Repeat the entries below exactly as they appear, with no pictures.

Start of Extracted material

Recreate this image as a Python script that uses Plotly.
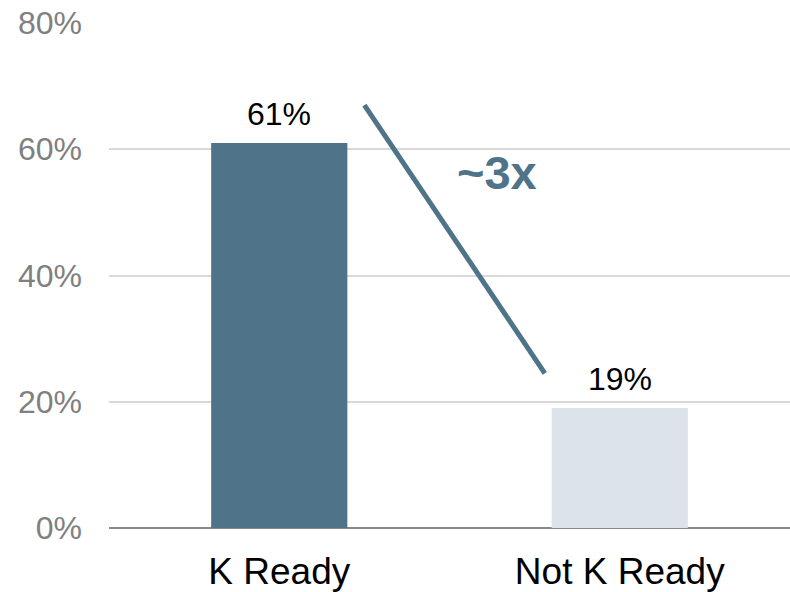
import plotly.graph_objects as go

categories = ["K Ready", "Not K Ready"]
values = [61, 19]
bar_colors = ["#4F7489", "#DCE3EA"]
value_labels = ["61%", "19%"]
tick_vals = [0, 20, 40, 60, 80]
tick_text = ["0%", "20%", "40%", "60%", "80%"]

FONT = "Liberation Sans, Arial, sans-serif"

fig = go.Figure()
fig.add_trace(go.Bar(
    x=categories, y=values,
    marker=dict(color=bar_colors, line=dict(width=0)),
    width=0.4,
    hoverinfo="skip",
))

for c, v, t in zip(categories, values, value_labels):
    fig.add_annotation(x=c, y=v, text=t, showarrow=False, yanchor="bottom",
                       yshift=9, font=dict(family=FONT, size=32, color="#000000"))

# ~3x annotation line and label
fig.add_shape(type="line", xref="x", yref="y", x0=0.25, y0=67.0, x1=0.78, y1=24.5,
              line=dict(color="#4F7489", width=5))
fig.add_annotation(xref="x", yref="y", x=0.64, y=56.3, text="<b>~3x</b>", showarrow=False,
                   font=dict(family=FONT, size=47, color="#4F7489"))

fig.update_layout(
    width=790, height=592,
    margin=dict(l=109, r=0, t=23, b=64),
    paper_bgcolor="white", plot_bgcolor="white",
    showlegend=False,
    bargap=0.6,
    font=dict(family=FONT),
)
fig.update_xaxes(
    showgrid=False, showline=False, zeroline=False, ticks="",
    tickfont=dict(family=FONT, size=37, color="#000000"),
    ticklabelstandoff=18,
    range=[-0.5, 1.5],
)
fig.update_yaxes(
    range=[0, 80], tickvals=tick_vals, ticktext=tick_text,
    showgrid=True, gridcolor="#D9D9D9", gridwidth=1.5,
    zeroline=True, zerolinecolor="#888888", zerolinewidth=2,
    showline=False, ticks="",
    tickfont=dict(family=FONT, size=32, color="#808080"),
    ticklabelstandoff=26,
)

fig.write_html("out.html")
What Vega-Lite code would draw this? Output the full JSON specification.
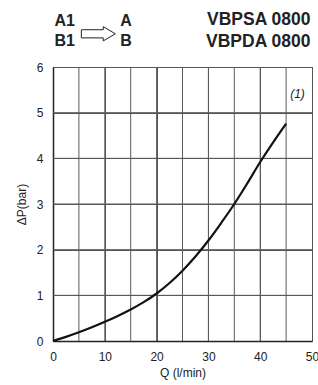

End of Extracted material

### Full output
Recreate this image as a Python script that uses Plotly.
import plotly.graph_objects as go

categories = ["K Ready", "Not K Ready"]
values = [61, 19]
bar_colors = ["#4F7489", "#DCE3EA"]
value_labels = ["61%", "19%"]
tick_vals = [0, 20, 40, 60, 80]
tick_text = ["0%", "20%", "40%", "60%", "80%"]

FONT = "Liberation Sans, Arial, sans-serif"

fig = go.Figure()
fig.add_trace(go.Bar(
    x=categories, y=values,
    marker=dict(color=bar_colors, line=dict(width=0)),
    width=0.4,
    hoverinfo="skip",
))

for c, v, t in zip(categories, values, value_labels):
    fig.add_annotation(x=c, y=v, text=t, showarrow=False, yanchor="bottom",
                       yshift=9, font=dict(family=FONT, size=32, color="#000000"))

# ~3x annotation line and label
fig.add_shape(type="line", xref="x", yref="y", x0=0.25, y0=67.0, x1=0.78, y1=24.5,
              line=dict(color="#4F7489", width=5))
fig.add_annotation(xref="x", yref="y", x=0.64, y=56.3, text="<b>~3x</b>", showarrow=False,
                   font=dict(family=FONT, size=47, color="#4F7489"))

fig.update_layout(
    width=790, height=592,
    margin=dict(l=109, r=0, t=23, b=64),
    paper_bgcolor="white", plot_bgcolor="white",
    showlegend=False,
    bargap=0.6,
    font=dict(family=FONT),
)
fig.update_xaxes(
    showgrid=False, showline=False, zeroline=False, ticks="",
    tickfont=dict(family=FONT, size=37, color="#000000"),
    ticklabelstandoff=18,
    range=[-0.5, 1.5],
)
fig.update_yaxes(
    range=[0, 80], tickvals=tick_vals, ticktext=tick_text,
    showgrid=True, gridcolor="#D9D9D9", gridwidth=1.5,
    zeroline=True, zerolinecolor="#888888", zerolinewidth=2,
    showline=False, ticks="",
    tickfont=dict(family=FONT, size=32, color="#808080"),
    ticklabelstandoff=26,
)

fig.write_html("out.html")
What Vega-Lite code would draw this? Output the full JSON specification.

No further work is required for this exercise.